Raising the Bar: Enhancing Statelessness-Focused Country of Origin Information

Emily Wilbourn, Programme Manager, Asylos
/ 4 mins read

In February 2024, the UK Home Office released many reports covering inspections carried out by the former Independent Chief Inspector of Borders and Immigration (ICIBI), among them, a much-anticipated review of the treatment of statelessness within country of origin information (COI). This blog considers the importance of raising standards in relation to statelessness-focused COI and discusses several of the review’s recommendations.


Contextualising the review

In reflecting on this topic, it is important to start by recognising the symbolic importance of the ICIBI’s review, which was the first of its kind to focus solely on statelessness-related COI. The scrutiny afforded by the review represents a positive step forward in light of the growing recognition amongst actors working in the fields of international protection, human rights, and statelessness in the UK and beyond, that COI on statelessness does not meet the needs of those who may seek to use it.

Indeed, in recent years, several reports have remarked both on the information gaps that exist relating to statelessness, as well as inadequacies in existing stateless-related COI. A 2020 UNHCR audit on the statelessness determination procedure in the UK noted the “limited availability of country information on statelessness”, whilst also emphasising the importance of such information in determining statelessness claims. The audit led UNHCR to recommend that sections on “nationality and citizenship” be included in relevant COI reports. In its 2021 thematic review of U.S. Department of State Country Reports on Human Rights Practices, the Asylum Research Centre Foundation found that whilst most reports included a section entitled “Stateless Persons”, the reports lacked a consistent approach with regards to how issues relating to statelessness were included. A 2023 research report by Thomas McGee also recognised the shortcomings of the treatment of statelessness within COI. In reference to UK Home Office COI on Syria, the report highlights that:

“the lack of mention of statelessness within the most up-to-date Country of Origin Information report for Syria may be a contributing factor to the lack of engagement with statelessness for Syrian Kurds among key stakeholders during the asylum process”

A step in the right direction

The ICIBI review considered the treatment of statelessness across UK Home Office COI outputs and provided a detailed assessment of country information covering Kuwait, Syria, Myanmar and the Occupied Palestinian Territories. It makes a series of general recommendations aimed at improving the coverage and quality of Home Office COI on statelessness, as well as providing specific comments on the areas that could be strengthened with regards to the aforementioned countries and territories.

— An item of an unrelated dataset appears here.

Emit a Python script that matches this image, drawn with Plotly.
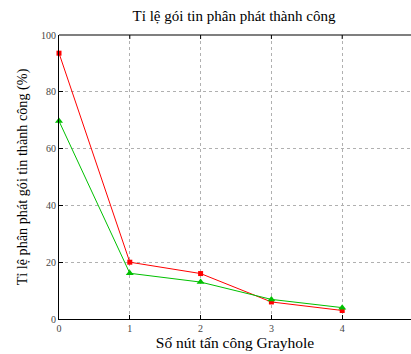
import plotly.graph_objects as go

x_vals = [0, 1, 2, 3, 4]
red_vals = [93.6, 20.0, 16.0, 6.0, 3.0]
green_vals = [69.7, 16.1, 13.0, 6.9, 4.0]
x_ticks = [0, 1, 2, 3, 4]
y_ticks = [0, 20, 40, 60, 80, 100]

FONT = "Liberation Serif"
L, R, T, B = 59, 0, 35, 35
W, H = 411, 354
x_right = 5 * (W - L) / (413 - L)

fig = go.Figure()
fig.add_trace(go.Scatter(x=x_vals, y=red_vals, mode="lines+markers",
                         line=dict(color="#ff0000", width=1),
                         marker=dict(symbol="square", size=5, color="#ff0000"),
                         cliponaxis=False, showlegend=False))
fig.add_trace(go.Scatter(x=x_vals, y=green_vals, mode="lines+markers",
                         line=dict(color="#00c000", width=1),
                         marker=dict(symbol="triangle-up", size=7, color="#00c000"),
                         cliponaxis=False, showlegend=False))

fig.update_layout(
    width=W, height=H,
    margin=dict(l=L, r=R, t=T, b=B),
    paper_bgcolor="white", plot_bgcolor="white",
    font=dict(family=FONT, color="#000"),
    title=dict(text="Tỉ lệ gói tin phân phát thành công", x=(L + (W - L) / 2 - 1) / W,
               xanchor="center", y=1 - 16 / H, yanchor="middle",
               font=dict(size=15, family=FONT, color="#000")),
    xaxis=dict(range=[0, x_right], tickvals=x_ticks, ticktext=[str(v) for v in x_ticks],
               showgrid=True, gridcolor="#b0b0b0", griddash="dot", gridwidth=1,
               showline=True, linecolor="#000", linewidth=1,
               ticks="inside", ticklen=4, tickcolor="#000",
               tickfont=dict(size=10, color="#444", family=FONT),
               zeroline=False,
               title=dict(text="Số nút tấn công Grayhole", standoff=3,
                          font=dict(size=15.5, family=FONT, color="#000"))),
    yaxis=dict(range=[0, 100], tickvals=y_ticks,
               showgrid=True, gridcolor="#b0b0b0", griddash="dot", gridwidth=1,
               showline=True, linecolor="#000", linewidth=1,
               ticks="inside", ticklen=4, tickcolor="#000",
               tickfont=dict(size=10, color="#444", family=FONT),
               zeroline=False,
               title=dict(text="Tỉ lệ phân phát gói tin thành công (%)", standoff=10,
                          font=dict(size=14.2, family=FONT, color="#000"))),
)

# top border line and ticks
fig.add_shape(type="line", xref="paper", yref="paper", x0=0, x1=1, y0=1, y1=1,
              line=dict(color="#555555", width=1.5))
for v in x_ticks[1:]:
    fig.add_shape(type="line", xref="x", yref="paper", x0=v, x1=v, y0=1, y1=1 - 4 / (H - T - B),
                  line=dict(color="#000", width=1))

# partially visible "5" tick label at the right edge
fig.add_annotation(text="5", x=5 / x_right, y=0, xref="paper", yref="paper", yshift=-10,
                   showarrow=False, yanchor="middle", xanchor="center",
                   font=dict(size=10, color="#444", family=FONT))

fig.write_html("out.html")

A number of the general recommendations focus on encouraging a more systematic approach to identifying potentially relevant statelessness related issues by, for example, using standard initial terms of reference, or standardised areas of enquiry. Similar to the recommendation made by the UNHCR’s 2020 audit, the ICIBI review recommends wider coverage of nationality laws in Country Policy and Information Notes (CPINs), where possible.

It is encouraging to see the review underscore the importance of mainstreaming the understanding of statelessness-related concepts, by recommending the inclusion of a brief list of definitions and relevant implications. In a similar vein, Asylos’ 2023 publication Principles for Conducting Country of Origin Information Research on Statelessness, encourages COI researchers to:

  • Develop an understanding of relevant terminology, including the word(s) used to describe statelessness in the country of habitual residence, the designations of different stateless groups in relevant languages along with the meanings that these terms carry
  • Set out these terms clearly in reports (read more about Asylos’ six Principles here)

We also welcome the review’s recommendation of a structured liaison between the Home Office Country Policy and Information team and organisations such as the European Network on Statelessness and Institute on Statelessness Inclusion in order to benefit from their expertise. This recommendation holds particular value given the challenges that practitioners in the field of international protection may experience in identifying where statelessness is a relevant issue and in navigating the complexities of different situations (see also ENS’ Country Position Papers on Statelessness). Taking this point a step further, Asylos’ Principles for Conducting Country of Origin Information Research on Statelessness also encourages COI researchers to prioritise the inclusion of the voices of people with lived experience of statelessness within research, as they hold important information and unique perspectives on their own situation of statelessness.

Whilst there are reasons to celebrate the ICIBI thematic review of the coverage of statelessness within UK Home Office COI, the context in which it was published cannot be ignored. The absence of an Independent Chief Inspector of Borders and Immigration in recent months, following David Neal’s dismissal earlier this year, has hampered the smooth conduct of inspections. The appointment of David Bolt as interim ICIBI from 3 June 2024 is a welcome development, given the key oversight role that the inspectorate plays.

Moving forward, it is important to recognise that critical reflection and willingness to evolve is a vital first step to raising standards in relation to statelessness-focused COI. It is encouraging to note that the Home Office Country Policy and Information team have engaged with the recommendations of the review, accepting, or partially accepting, all of them. This review should serve as an inspiration to other actors in the field of COI – whether working within governments, intergovernmental institutions, NGOs or as individuals – to reflect on their own coverage of statelessness-focused COI and how it can be strengthened in service of people experiencing statelessness across the world.